I want to be introduced to a way of life that forces me to let go. I won’t be planning my trip. The aforementioned itinerary is what I have and what I will use. I want this to be as simple as possible. No reservations, no promises. I will go where it feels right and when it feels right. There’s really no saying how long I will stay in any one given spot. Hell, I might even have to stay to work in a few towns to make it by. After all, Betty is old and a few years past her prime. I am open to anything, so as long as it remains within the pursuit of my happiness. Or survival. So my trip will consist of very little planning, my car, my dog Lady, and my board. It keeps me up some nights with fascination. And sometimes I feel like it’s not enough. I know it’s not a prolific idea to go travel; fuck—people do it every day. But for me, from my background, for my skill set, and for my anxiety, this is the biggest thing I’ve ever done in my life.

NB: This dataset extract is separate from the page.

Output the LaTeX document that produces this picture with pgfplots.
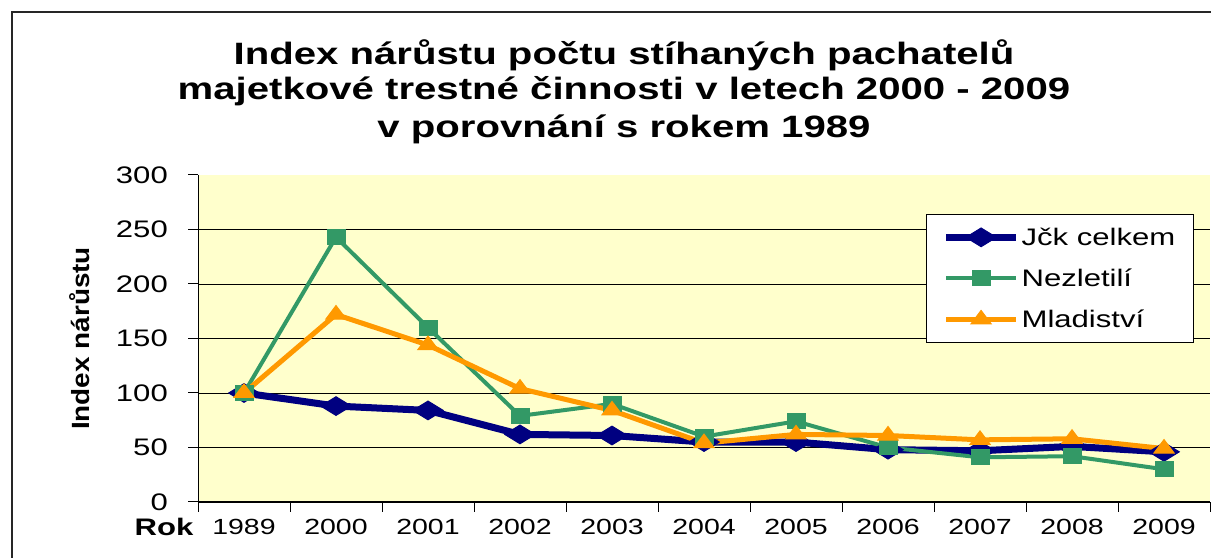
\documentclass[border=0pt]{standalone}
\usepackage{fontspec}
\setmainfont{Liberation Sans}[FakeStretch=1.3]
\newfontfamily\ylfont{Liberation Sans}[FakeStretch=1.12]
\usepackage{pgfplots}
\pgfplotsset{compat=1.18}
\definecolor{navy}{RGB}{0,0,128}
\definecolor{sgreen}{RGB}{51,153,102}
\definecolor{sorange}{RGB}{255,153,0}
\definecolor{bgyellow}{RGB}{255,255,204}
\begin{document}
\begin{tikzpicture}[x=1bp,y=1bp]
\useasboundingbox (0,0) rectangle (1211,558);
\draw[line width=2bp, black!85] (12,-10) -- (12,546) -- (1230,546);
\node[font=\fontsize{31}{37}\selectfont\bfseries, anchor=base] at (624,493) {Index nárůstu počtu stíhaných pachatelů};
\node[font=\fontsize{31}{37}\selectfont\bfseries, anchor=base] at (624,458) {majetkové trestné činnosti v letech 2000 - 2009};
\node[font=\fontsize{31}{37}\selectfont\bfseries, anchor=base] at (624,420) {v porovnání s rokem 1989};
\begin{axis}[
  at={(198bp,56bp)}, anchor=south west,
  scale only axis, width=1012bp, height=327bp,
  xmin=-0.5, xmax=10.5, ymin=0, ymax=300,
  axis background/.style={fill=bgyellow},
  axis x line*=bottom, axis y line*=left,
  axis line style={black, line width=1bp},
  tick align=outside, major tick length=10bp,
  tick style={black, line width=1bp},
  xtick={-0.5,0.5,...,10.5}, xticklabels={},
  extra x ticks={0,1,2,3,4,5,6,7,8,9,10},
  extra x tick labels={1989,2000,2001,2002,2003,2004,2005,2006,2007,2008,2009},
  extra x tick style={major tick length=0pt, grid=none},
  ytick={0,50,100,150,200,250},
  extra y ticks={300},
  extra y tick style={grid=none},
  ymajorgrids, grid style={black, line width=0.8bp},
  /pgf/number format/assume math mode=true,
  xticklabel style={font=\fontsize{22}{26}\selectfont, anchor=base, inner sep=0pt, yshift=-33bp},
  yticklabel style={font=\fontsize{24}{28}\selectfont, anchor=east, inner sep=0pt, xshift=-20bp},
  ylabel={Index nárůstu},
  ylabel style={at={(axis description cs:-0.117,0.5)}, anchor=center, font=\ylfont\fontsize{25}{28}\selectfont\bfseries},
  xlabel={Rok},
  xlabel style={at={(axis description cs:-0.0336,-0.101)}, anchor=base, inner sep=0pt, font=\fontsize{24}{28}\selectfont\bfseries},
  legend style={at={(0.984,0.881)}, anchor=north east, draw=black, line width=1bp, fill=white,
    font=\fontsize{24}{28}\selectfont, row sep=18bp, inner xsep=16bp, inner ysep=11.5bp},
  legend cell align=left,
  legend image code/.code={\draw[mark repeat=2,mark phase=2,#1] plot coordinates {(0bp,0bp) (35bp,0bp) (70bp,0bp)};},
]
\addplot[navy, line width=7bp, mark=diamond*, mark size=11bp, mark options={solid, line width=1bp, xscale=1.85, yscale=0.85}]
  coordinates {(0,100) (1,88) (2,84) (3,62) (4,61) (5,55) (6,55) (7,48) (8,47) (9,51) (10,46)};
\addlegendentry{Jčk celkem}
\addplot[sgreen, line width=4bp, mark=square*, mark size=7.5bp, mark options={solid, line width=1bp, xscale=1.2}]
  coordinates {(0,100) (1,243) (2,160) (3,79) (4,90) (5,60) (6,74) (7,50) (8,41) (9,42) (10,30)};
\addlegendentry{Nezletilí}
\addplot[sorange, line width=5bp, mark=triangle*, mark size=9bp, mark options={solid, line width=1bp, xscale=1.3}]
  coordinates {(0,100) (1,172) (2,144) (3,104) (4,84) (5,54) (6,62) (7,61) (8,57) (9,58) (10,49)};
\addlegendentry{Mladiství}
\end{axis}
\end{tikzpicture}
\end{document}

I can’t remember the first time I thought I wanted to do a trip like this. I know that it always centered around the idea of snowboarding, I don’t know that it was ever supposed to be this long, or with this much solitude. I don’t remember ever feeling like something like this would ever be in my future. My childhood was very sheltered and very stagnant. I lived in one house, until I moved out in college, and although we traveled a good amount, I never had this longing for the road. There was never a pulse in my blood supported by these flighty ideals.
But now it’s all I can think about.
I decided during my last spring break in college, while I was at home diligently watching over the Netflix account, that this trip needed to come to fruition. It was a sudden decision; it came from this idea of perpetuating my happiness and delaying any sort of real commitment, because, let’s face it, I have no fucking clue what I want to do. But in that sudden moment, I knew that two things made me the happiest: snowboarding and seeing the world.
I put off thinking any more of it until after I graduated college in May and gained my freedom. Now I’m really thinking about it. Now it doesn’t seem so simple. Reality hits and my mind allows the doubts to set in and excuses to follow. I find myself thinking things like “these places will still be here in a few years,” or “if I was fiscally secure and had a newer car..”
Cloudy and encompassing, my evil anxiety constantly reminds me of the infancy of my traveling experience. The list goes something like this:
Never have I ever:
- Hiked great distances
- Snowboarded in backcountry
- Snowboarded anything steeper than Flat-Star, CA
- Snowboarded confidently in parks
- Camped longer than two nights
- Traveled for 6 months
- Worked on my car
- Slept outside in freezing weather
- Traveled with a dog
- Not had the security of a home
- Not had security
That last is the biggest concern. The previous all combine to make the last even more formidable. People who do things like this have Experience. They have knowledge, great knowledge. They, most importantly, have confidence. Confidence that can comfort them and get them out of slippery situations. A confidence that can save their lives.
I could stay at home and be just as fine.
But that urge that overcame me during spring break is the same urge that barges past these anxieties. It has sprouted itself into a lust, and like any great lust it has intoxicated my mind and drives me crazy. I don’t want to let this lust go, because I think it could turn into a great love. This trip will happen if for no other reason, to stop myself from thinking what could have been for the rest of my life.